Monday, October 22, 2012

Sommersgate House by Kristen Ashley


At times I thought this could have been my favorite of the National Trust property books, and at times I wanted to know where the plot was. 

The bare bones plot: Julia Fairfax is moving to England, moving to Sommersgate House actually to take care of her nephew and nieces.  Julia’s brother, Gavin, died in a car accident with his wife, Tamsin.  In their will they requested that their children be raised by Gavin’s sister, Julia and Tamsin’s brother, Doughlas in Tamsin’s ancestral home, Sommersgate House. 

So Julia moves to Sommersgate.  She moves into a situation that is wrong, wrong, wrong.  The children are silent, all their time is structured.  They hardly see their uncle or their grandmother who both live with them.  When Julia gets there she immediately makes changes to begin to raise the children how she thinks that Gavin would want them raised and Monique (Douglas’s mother) immediately attempts to undermine her changes.  Douglas, however, makes it abundantly clear that he supports Julia. 
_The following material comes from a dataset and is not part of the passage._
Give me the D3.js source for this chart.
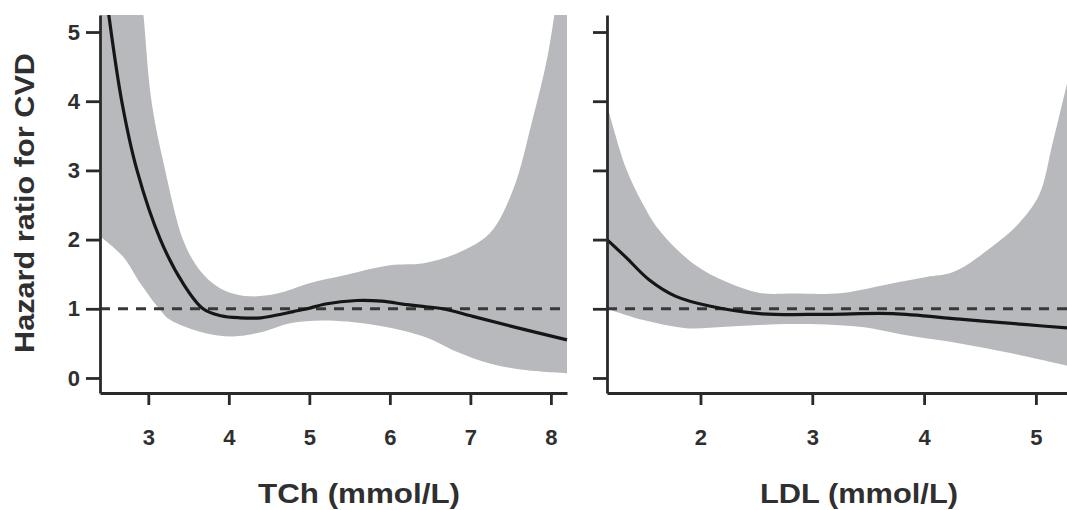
<!DOCTYPE html>
<html>
<head>
<meta charset="utf-8">
<script src="https://cdn.jsdelivr.net/npm/d3@7"></script>
<style>
  html, body { margin: 0; padding: 0; background: #fff; }
  svg { display: block; }
  text { font-family: "Liberation Sans", Arial, sans-serif; font-weight: bold; fill: #2f2f2f; }
</style>
</head>
<body>
<svg id="chart" width="1067" height="510"></svg>
<script>
// ---------- Data ----------
const yTicks = [0, 1, 2, 3, 4, 5];
const yTitle = "Hazard ratio for CVD";

// Panel 1: total cholesterol
const tchTitle = "TCh (mmol/L)";
const tchTicks = [3, 4, 5, 6, 7, 8];
const tchCurveX = [2.4, 2.51, 2.67, 2.86, 3.15, 3.43, 3.68, 3.9, 4.14, 4.4, 4.6, 4.8, 4.97, 5.2, 5.59, 5.9, 6.21, 6.45, 6.66, 7.03, 7.5, 8.2];
const tchCurveY = [6.3, 5.24, 4.0, 3.0, 2.0, 1.37, 1.0, 0.9, 0.87, 0.87, 0.91, 0.96, 1.0, 1.07, 1.12, 1.11, 1.06, 1.03, 1.0, 0.89, 0.75, 0.55];
const tchUpperX = [2.4, 2.85, 2.94, 3.04, 3.21, 3.43, 3.6, 3.8, 4.0, 4.26, 4.6, 5.0, 5.38, 6.0, 6.42, 6.83, 7.24, 7.53, 7.77, 7.95, 8.05, 8.2];
const tchUpperY = [9.0, 6.4, 5.25, 4.0, 3.0, 2.0, 1.62, 1.37, 1.24, 1.18, 1.22, 1.37, 1.47, 1.63, 1.66, 1.8, 2.09, 2.72, 3.73, 4.6, 5.3, 6.5];
const tchLowerX = [2.4, 2.69, 2.9, 3.15, 3.27, 3.64, 4.05, 4.43, 4.76, 5.17, 5.79, 6.42, 6.83, 7.24, 7.65, 8.2];
const tchLowerY = [2.05, 1.75, 1.37, 0.98, 0.84, 0.67, 0.6, 0.67, 0.79, 0.83, 0.77, 0.6, 0.38, 0.21, 0.12, 0.07];

// Panel 2: LDL cholesterol
const ldlTitle = "LDL (mmol/L)";
const ldlTicks = [2, 3, 4, 5];
const ldlCurveX = [1.164, 1.33, 1.54, 1.78, 2.08, 2.53, 3.12, 3.72, 4.32, 4.92, 5.3];
const ldlCurveY = [2.0, 1.75, 1.42, 1.18, 1.04, 0.93, 0.92, 0.93, 0.85, 0.77, 0.72];
const ldlUpperX = [1.164, 1.33, 1.48, 1.63, 1.93, 2.23, 2.53, 2.83, 3.27, 3.72, 4.02, 4.26, 4.61, 4.85, 5.03, 5.15, 5.3];
const ldlUpperY = [3.95, 3.05, 2.53, 2.14, 1.66, 1.39, 1.23, 1.22, 1.23, 1.37, 1.46, 1.53, 1.9, 2.24, 2.65, 3.4, 4.4];
const ldlLowerX = [1.164, 1.48, 1.87, 2.23, 2.83, 3.42, 3.87, 4.32, 4.77, 5.3];
const ldlLowerY = [1.0, 0.84, 0.72, 0.74, 0.78, 0.74, 0.61, 0.5, 0.36, 0.17];

const referenceHR = 1;

// ---------- Drawing ----------
const svg = d3.select("#chart");
const y = d3.scaleLinear().domain([-0.217, 5.246]).range([393, 15]);
const curve = d3.curveCatmullRom.alpha(0.5);

const zip = (xs, ys) => xs.map((v, i) => [v, ys[i]]);

function bandArea(x, upperX, upperY, lowerX, lowerY) {
  const line = d3.line().x(d => x(d[0])).y(d => y(d[1])).curve(curve);
  const p1 = line(zip(upperX, upperY));
  const p2 = line(zip(lowerX, lowerY).reverse()).replace(/^M/, "L");
  return p1 + p2 + "Z";
}

function panel(id, xDomain, xRange, ticks, curveX, curveY, upX, upY, loX, loY, title, titleX, titleLen, showYLabels) {
  const x = d3.scaleLinear().domain(xDomain).range(xRange);
  const g = svg.append("g");

  g.append("clipPath").attr("id", "clip" + id)
    .append("rect").attr("x", xRange[0]).attr("y", 15)
    .attr("width", xRange[1] - xRange[0] + 1).attr("height", 393 - 15);

  const plot = g.append("g").attr("clip-path", `url(#clip${id})`);

  plot.append("path")
    .attr("d", bandArea(x, upX, upY, loX, loY))
    .attr("fill", "#b8b9bc");

  plot.append("line")
    .attr("x1", xRange[0]).attr("x2", xRange[1] + 2)
    .attr("y1", y(referenceHR)).attr("y2", y(referenceHR))
    .attr("stroke", "#383838").attr("stroke-width", 3)
    .attr("stroke-dasharray", "10,8");

  plot.append("path")
    .attr("d", d3.line().x(d => x(d[0])).y(d => y(d[1])).curve(curve)(zip(curveX, curveY)))
    .attr("fill", "none").attr("stroke", "#161616").attr("stroke-width", 3.2);

  // Y axis
  const ya = g.append("g").attr("transform", `translate(${xRange[0]},0)`)
    .call(d3.axisLeft(y).tickValues(yTicks).tickSize(14).tickSizeOuter(0).tickPadding(6)
      .tickFormat(showYLabels ? d3.format("d") : () => ""));
  ya.select(".domain").attr("stroke", "#2a2a2a").attr("stroke-width", 2.8);
  ya.selectAll(".tick line").attr("stroke", "#2a2a2a").attr("stroke-width", 2.8);
  ya.selectAll(".tick text").style("font-size", "22px").attr("fill", "#2f2f2f")
    .style("font-family", "'Liberation Sans', Arial, sans-serif").style("font-weight", "bold");

  // X axis
  const xa = g.append("g").attr("transform", "translate(0,393)")
    .call(d3.axisBottom(x).tickValues(ticks).tickSize(12).tickSizeOuter(0).tickFormat(d3.format("d")));
  xa.select(".domain").attr("stroke", "#2a2a2a").attr("stroke-width", 2.8);
  xa.selectAll(".tick line").attr("stroke", "#2a2a2a").attr("stroke-width", 2.8);
  xa.selectAll(".tick text").style("font-size", "22px").attr("fill", "#2f2f2f")
    .style("font-family", "'Liberation Sans', Arial, sans-serif").style("font-weight", "bold")
    .attr("y", 52).attr("dy", 0);

  g.append("text")
    .attr("x", titleX).attr("y", 503)
    .attr("text-anchor", "middle")
    .attr("textLength", titleLen).attr("lengthAdjust", "spacingAndGlyphs")
    .style("font-size", "28px")
    .text(title);
}

panel(1, [2.4, 8.2], [100, 567], tchTicks, tchCurveX, tchCurveY, tchUpperX, tchUpperY, tchLowerX, tchLowerY, tchTitle, 359, 202, true);
panel(2, [1.164, 5.278], [607, 1067], ldlTicks, ldlCurveX, ldlCurveY, ldlUpperX, ldlUpperY, ldlLowerX, ldlLowerY, ldlTitle, 859, 198, false);

svg.append("text")
  .attr("transform", "translate(34,203) rotate(-90)")
  .attr("text-anchor", "middle")
  .attr("textLength", 300).attr("lengthAdjust", "spacingAndGlyphs")
  .style("font-size", "28px")
  .text(yTitle);
</script>
</body>
</html>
Douglas decides very early on that he wants to make Julia his wife and spends a goodly amount of time trying to convince her of this.  Both Douglas and Julia have hurt in their pasts that need healing.  96% of the story revolves around this situation: raising the children and Douglas trying to convince Julia to marry him and Julia going hot and cold.  3% of the story revolves around the ghostly lovers separated for the past 100 years after their brutal murder.  The last 1% is the action that comes at the very end.  We in fact do not even realize that danger is possible except for Nick the bodyguard.  There are no threats, no bombs, no kidnappings, no nasty phone calls…nothing, just poof danger-in-your-face. 

I like a little more action throughout and because of this I can’t love this book as some of KA’s other books.  I want my hero to save the heroine from multiple dangerous situations.

Favorite Quote:

“And, if the last thing you did was give someone you loved a hug or kiss, it would make dealing with whatever happened just that tiny bit better.”